After Seau passed, his family initially said they would donate his brain to be studied. Some have speculated that’s what Seau intended and the reason he shot himself in the chest. However, the family is reconsidering their initial decision.
I hope they don’t change their minds and realize the impact studying Seau’s brain could have to the work people at the BIRI and CSTE are doing. They’ve studied the brains of former NFL players previously but not anyone as well-known as Seau.
The link between brain injuries caused by football leading to dementia is still young, and research on the subject is still minimal. But it’s still something we need to talk about, especially when the NFL is a multi-billion dollar business whose former players end up physically ravaged from playing the sport.
People often decry boxing as barbaric because of the condition it often leaves boxers in. But people are starting to see the similarities between former boxers and former football players, and it’s scary.
What bugs me the most about this situation is that it makes me feel like a hypocrite. I like football, and I like watching the Vikings attempt to avoid embarrassment year after year. I also enjoy boxing and MMA.

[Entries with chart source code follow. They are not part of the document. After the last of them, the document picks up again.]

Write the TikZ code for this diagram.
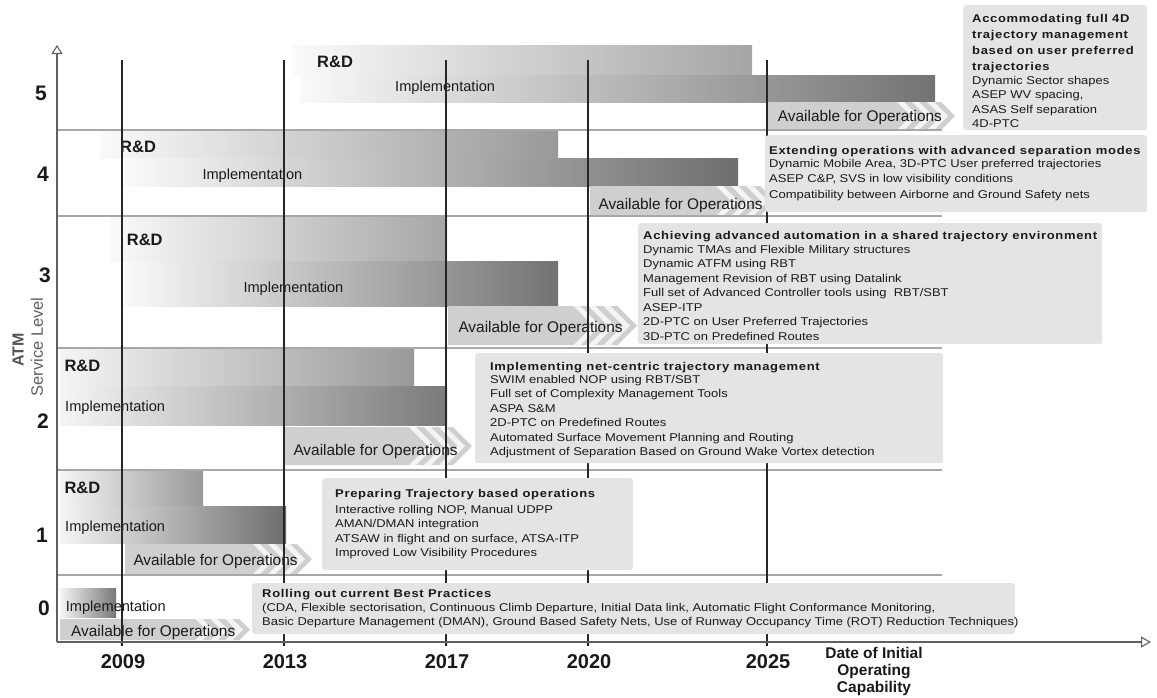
\documentclass[tikz,border=0pt]{standalone}
\usepackage{fontspec}
\setmainfont{Liberation Sans}
\newfontfamily\boxfont{Liberation Sans}[FakeStretch=1.15]
\newfontfamily\titlefont{Liberation Sans}[FakeStretch=1.15,LetterSpace=6]
\usetikzlibrary{arrows.meta}
\definecolor{boxgray}{HTML}{E4E4E4}
\definecolor{availgray}{HTML}{CFCFCF}
\definecolor{chevwhite}{HTML}{F4F4F4}
\definecolor{sepgray}{HTML}{A8A8A8}
\definecolor{axisgray}{HTML}{606060}
\definecolor{txt}{HTML}{1A1A1A}
\tikzset{
  lab/.style={anchor=base west, inner sep=0, text=txt, font=\fontsize{14.6}{16}\selectfont},
  avlab/.style={lab, font=\fontsize{15.4}{17}\selectfont},
  rdlab/.style={lab, font=\fontsize{16.5}{18}\selectfont\bfseries},
  sep/.style={draw=sepgray, line width=2pt},
  yearline/.style={draw=black!85, line width=1.3pt},
  infobox/.style={fill=boxgray, rounded corners=3pt, inner sep=0, anchor=north west},
  boxtitle/.style={anchor=base west, inner sep=0, text=txt, font=\fontsize{11.3}{16}\titlefont\bfseries},
  boxitems/.style={anchor=north west, inner sep=0, align=left, text=txt, font=\fontsize{11.3}{14.5}\boxfont},
  lvl/.style={font=\fontsize{21}{24}\selectfont\bfseries, text=black!90, inner sep=0},
  yr/.style={font=\fontsize{20}{24}\selectfont\bfseries, text=black!90, inner sep=0},
  axisline/.style={draw=axisgray},
}
\newcommand\AvBar[4]{%
  \pgfmathsetmacro\avT{(#4-#2)/2}%
  \pgfmathsetmacro\avB{#3-\avT}%
  \pgfmathsetmacro\avM{(#2+#4)/2}%
  \fill[availgray] (#1,#2) -- (\avB,#2) -- (#3,\avM) -- (\avB,#4) -- (#1,#4) -- cycle;
  \foreach \k in {0,1,2}{%
    \pgfmathsetmacro\avC{\avB-44+15*\k}%
    \fill[chevwhite] (\avC,#2) -- (\avC+7,#2) -- (\avC+7+\avT,\avM) -- (\avC+7,#4) -- (\avC,#4) -- (\avC+\avT,\avM) -- cycle;
  }%
}
\begin{document}
\begin{tikzpicture}[x=1pt,y=-1pt]
\useasboundingbox (0,0) rectangle (1157,697);
% ---- gradient bars
% level 5
\shade[left color=black!2,right color=black!35] (293,45) rectangle (752,75);
\shade[left color=black!2,right color=black!55] (300,75) rectangle (935,102);
% level 4
\shade[left color=black!2,right color=black!40] (100,130) rectangle (558,158);
\shade[left color=black!2,right color=black!57] (125,158) rectangle (738,186);
% level 3
\shade[left color=black!2,right color=black!35] (110,216) rectangle (447,261);
\shade[left color=black!2,right color=black!55] (125,261) rectangle (558,306);
% level 2
\shade[left color=black!4,right color=black!40] (60,348) rectangle (414,386);
\shade[left color=black!4,right color=black!52] (60,386) rectangle (447,425);
% level 1
\shade[left color=black!4,right color=black!40] (60,470) rectangle (203,506);
\shade[left color=black!4,right color=black!57] (60,506) rectangle (286,543);
% level 0
\shade[left color=black!4,right color=black!53] (60,588) rectangle (116,617);
% ---- available bars
\AvBar{767}{102}{955}{130}
\AvBar{590}{186}{775}{216}
\AvBar{448}{306}{637}{345}
\AvBar{284}{427}{472}{465}
\AvBar{125}{544}{312}{574}
\AvBar{60}{619}{250}{640}
% ---- bar labels
\node[rdlab] (rd5) at (317,67.7) {R\&D};
\node[lab] (im5) at (395,91.5) {Implementation};
\node[avlab] (av5) at (777.7,121.7) {Available for Operations};
\node[rdlab] (rd4) at (120,152.3) {R\&D};
\node[lab] (im4) at (202.3,179) {Implementation};
\node[avlab] (av4) at (598.3,209) {Available for Operations};
\node[rdlab] (rd3) at (126.7,245) {R\&D};
\node[lab] (im3) at (243.3,292.7) {Implementation};
\node[avlab] (av3) at (458.3,332.3) {Available for Operations};
\node[rdlab] (rd2) at (64.3,371.7) {R\&D};
\node[lab] (im2) at (65,411) {Implementation};
\node[avlab] (av2) at (293.3,455) {Available for Operations};
\node[rdlab] (rd1) at (64.3,493.3) {R\&D};
\node[lab] (im1) at (65,531.7) {Implementation};
\node[avlab] (av1) at (133.3,565.7) {Available for Operations};
\node[lab] (im0) at (65.7,611.7) {Implementation};
\node[avlab] (av0) at (71,636.7) {Available for Operations};
% ---- separators
\foreach \yy in {130,216,348,470,575} {\draw[sep] (57,\yy) -- (942,\yy);}
% ---- year lines and labels
\foreach \xx/\yn in {122/2009,284/2013,446/2017,588/2020,767/2025} {
  \draw[yearline] (\xx,60) -- (\xx,646);
  \node[yr] (yr\yn) at (\xx+1,662) {\yn};
}
% ---- axes
\coordinate (origin) at (57,642);
\coordinate (ytop) at (57,45);
\coordinate (xend) at (1151,642);
\draw[axisline, line width=1.6pt, -{Triangle[open, length=9pt, width=11pt, line width=1.1pt]}] (origin) -- (ytop);
\draw[axisline, line width=2.4pt, -{Triangle[open, length=10pt, width=11pt, line width=1.1pt]}] (origin) -- (xend);
% ---- info boxes
\node[infobox, minimum width=184pt, minimum height=125pt] (box5) at (963,5) {};
\node[infobox, minimum width=382pt, minimum height=77pt] (box4) at (765,135) {};
\node[infobox, minimum width=464pt, minimum height=121pt] (box3) at (638,223) {};
\node[infobox, minimum width=468pt, minimum height=110pt] (box2) at (475,353) {};
\node[infobox, minimum width=311pt, minimum height=92pt] (box1) at (322,478) {};
\node[infobox, minimum width=763pt, minimum height=51pt] (box0) at (252,583) {};
% ---- box texts
\node[boxtitle, anchor=north west, align=left] (t5) at (972,14) {Accommodating full 4D\\trajectory management\\based on user preferred\\trajectories};
\node[boxitems] (i5) at (972,76) {Dynamic Sector shapes\\ASEP WV spacing,\\ASAS Self separation\\4D-PTC};
\node[boxtitle] (t4) at (769,154) {Extending operations with advanced separation modes};
\node[boxitems, font=\fontsize{11.3}{15.5}\boxfont] (i4) at (769,159) {Dynamic Mobile Area, 3D-PTC User preferred trajectories\\ASEP C\&P, SVS in low visibility conditions\\Compatibility between Airborne and Ground Safety nets};
\node[boxtitle] (t3) at (643,239) {Achieving advanced automation in a shared trajectory environment};
\node[boxitems] (i3) at (643,245) {Dynamic TMAs and Flexible Military structures\\Dynamic ATFM using RBT\\Management Revision of RBT using Datalink\\Full set of Advanced Controller tools using\ \ RBT/SBT\\ASEP-ITP\\2D-PTC on User Preferred Trajectories\\3D-PTC on Predefined Routes};
\node[boxtitle] (t2) at (490,370) {Implementing net-centric trajectory management};
\node[boxitems] (i2) at (490,375) {SWIM enabled NOP using RBT/SBT\\Full set of Complexity Management Tools\\ASPA S\&M\\2D-PTC on Predefined Routes\\Automated Surface Movement Planning and Routing\\Adjustment of Separation Based on Ground Wake Vortex detection};
\node[boxtitle] (t1) at (335,497) {Preparing Trajectory based operations};
\node[boxitems] (i1) at (335,505) {Interactive rolling NOP, Manual UDPP\\AMAN/DMAN integration\\ATSAW in flight and on surface, ATSA-ITP\\Improved Low Visibility Procedures};
\node[boxtitle] (t0) at (262,597) {Rolling out current Best Practices};
\node[boxitems] (i0) at (262,603) {(CDA, Flexible sectorisation, Continuous Climb Departure, Initial Data link, Automatic Flight Conformance Monitoring,\\Basic Departure Management (DMAN), Ground Based Safety Nets, Use of Runway Occupancy Time (ROT) Reduction Techniques)};
% ---- level numbers
\node[lvl] (n5) at (41,93.5) {5};
\node[lvl] (n4) at (43,174) {4};
\node[lvl] (n3) at (45,275) {3};
\node[lvl] (n2) at (43,421) {2};
\node[lvl] (n1) at (42,535) {1};
\node[lvl] (n0) at (44,608) {0};
% ---- axis titles
\node[rotate=90, inner sep=0, text=black!68, font=\fontsize{16}{18}\selectfont\bfseries] (atm) at (18,350) {ATM};
\node[rotate=90, inner sep=0, text=black!62, font=\fontsize{16.5}{18}\selectfont] (svc) at (37,347) {Service Level};
\node[anchor=north, align=center, inner sep=0, text=txt, font=\fontsize{15.5}{17}\selectfont\bfseries] (doc) at (874,647.5) {Date of Initial\\Operating\\Capability};
\end{tikzpicture}
\end{document}
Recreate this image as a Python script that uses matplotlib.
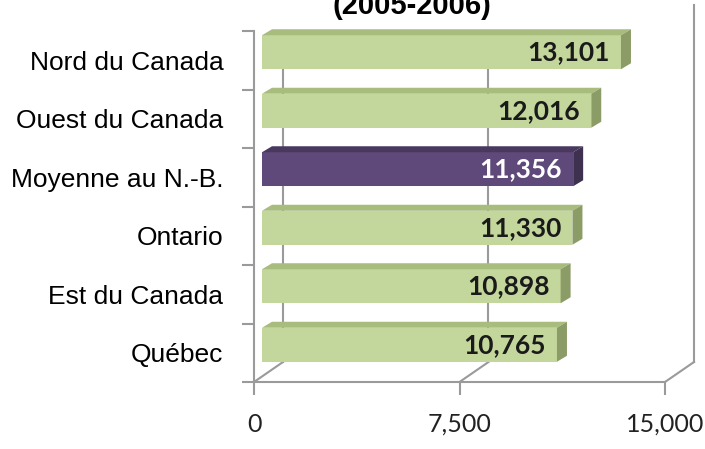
import matplotlib.pyplot as plt
from matplotlib.patches import Polygon

regions = ['Québec', 'Est du Canada', 'Ontario', 'Moyenne au N.-B.', 'Ouest du Canada', 'Nord du Canada']
values = [10765, 10898, 11330, 11356, 12016, 13101]
labels = ['10,765', '10,898', '11,330', '11,356', '12,016', '13,101']
highlight = 'Moyenne au N.-B.'
xticks = [0, 7500, 15000]
xticklabels = ['0', '7,500', '15,000']

# colours of the fake 3D bars
green = {'front': '#c3d69b', 'top': '#a8bc7e', 'side': '#8c9c66'}
purple = {'front': '#5f497a', 'top': '#4a395f', 'side': '#3e304f'}
line_col = '#9a9a9a'

fig = plt.figure(figsize=(7.05, 4.49), dpi=100)
ax = fig.add_axes([254 / 705, 67 / 449, 411 / 705, 351 / 449])
ax.set_xlim(0, 15000)
ax.set_ylim(-0.5, 5.5)

# pixel -> data helpers for the depth effect
px_x = 15000 / 411
px_y = 6 / 351
back_dx, back_dy = 29 * px_x, 20 * px_y
bar_dx, bar_dy = 8 * px_x, 8 * px_y
depth_dx, depth_dy = 10 * px_x, 6 * px_y
bar_h = 34 * px_y

# floor diagonals and back wall
for xv in xticks:
    ax.plot([xv, xv + back_dx], [-0.5, -0.5 + back_dy], color=line_col, lw=1.5,
            clip_on=False, zorder=1)
    top = 5.94 if xv == xticks[-1] else 5.5
    ax.plot([xv + back_dx, xv + back_dx], [-0.5 + back_dy, top], color=line_col, lw=1.5,
            clip_on=False, zorder=1)

pos = list(range(len(regions)))
for i, (name, v, lab) in enumerate(zip(regions, values, labels)):
    c = purple if name == highlight else green
    yc = i + bar_dy
    lo, hi = yc - bar_h / 2, yc + bar_h / 2
    x0, x1 = bar_dx, bar_dx + v
    ax.barh(yc, v, left=x0, height=bar_h, color=c['front'], clip_on=False, zorder=3)
    ax.add_patch(Polygon([(x0, hi), (x1, hi), (x1 + depth_dx, hi + depth_dy),
                          (x0 + depth_dx, hi + depth_dy)], closed=True,
                         facecolor=c['top'], edgecolor='none', clip_on=False, zorder=3))
    ax.add_patch(Polygon([(x1, lo), (x1 + depth_dx, lo + depth_dy),
                          (x1 + depth_dx, hi + depth_dy), (x1, hi)], closed=True,
                         facecolor=c['side'], edgecolor='none', clip_on=False, zorder=3))
    ax.text(x1 - 11 * px_x, yc, lab, ha='right', va='center', fontsize=19,
            fontweight='bold', family='Lato',
            color='white' if name == highlight else '#1a1a1a', zorder=4)

# axes look
for s in ['top', 'right']:
    ax.spines[s].set_visible(False)
for s in ['left', 'bottom']:
    ax.spines[s].set_color(line_col)
    ax.spines[s].set_linewidth(1.5)
ax.set_yticks([p - 0.5 for p in pos] + [pos[-1] + 0.5])
ax.set_yticklabels([])
ax.set_yticks(pos, minor=True)
ax.set_yticklabels(regions, minor=True, fontsize=19, family='Liberation Sans')
ax.tick_params(axis='y', which='major', length=9, width=1.5, color=line_col)
ax.tick_params(axis='y', which='minor', length=0, pad=22)
ax.set_xticks(xticks)
ax.set_xticklabels(xticklabels, fontsize=18, family='Lato', color='#222222')
ax.tick_params(axis='x', length=9, width=1.5, color=line_col, pad=13)

fig.text(412 / 705, 1 - 14 / 449, '(2005-2006)', ha='center', va='baseline',
         fontsize=21, fontweight='bold', family='Liberation Sans')

fig.savefig('out.png', dpi=100)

But it makes me uncomfortable to see the what these sports do to the athletes I love watching. We can’t change the sports themselves, but we can change how we react, and that’s where Seau comes in.
We need to change the way we deal with concussions and brain injuries at all levels of sport. Part of this is increased awareness and testing, but it also has to do with attitude. We need to let athletes know it’s OK to take their time coming back from a concussion because their well being is more important than team success. A couple recent examples of players who took their time coming back from concussions are the Minnesota Twins’ Justin Morneau and the Pittsburgh Penguins’ Sidney Crosby.
Seau is the latest in a line of former players who have taken their lives. The suicide rate for former NFL players is six times the national average. This is partly a result of players not knowing what to do with the rest of their lives once they retire. Lingering injuries, drug abuse, loss of structure and financial challenges, among other things, creates a dangerous cocktail of factors that can lead to suicide. It’s up to the NFL to educate players on how to lead fulfilling lives after they’re done playing.
The onus is now on the NFL. They can point to Seau and let players know they’re not as invincible as they think they are. Seau can be a trailblazer after death, just like he was when he was playing. He was the son of Samoan immigrants, the first in a long line of successful Samoan football players. Notable players like the Pittsburgh Steelers’ Troy Polamalu owe their success to Seau for paving the way for Samoans in the NFL.
Now it’s time for the Seau family to let the researchers at the BIRI and CTSE study Seau’s brain. Hopefully through this experience we get one step closer to solving the concussion issue in football. At the very least, Seau can become the face of a cause in the same way he was the face of the Chargers during his career.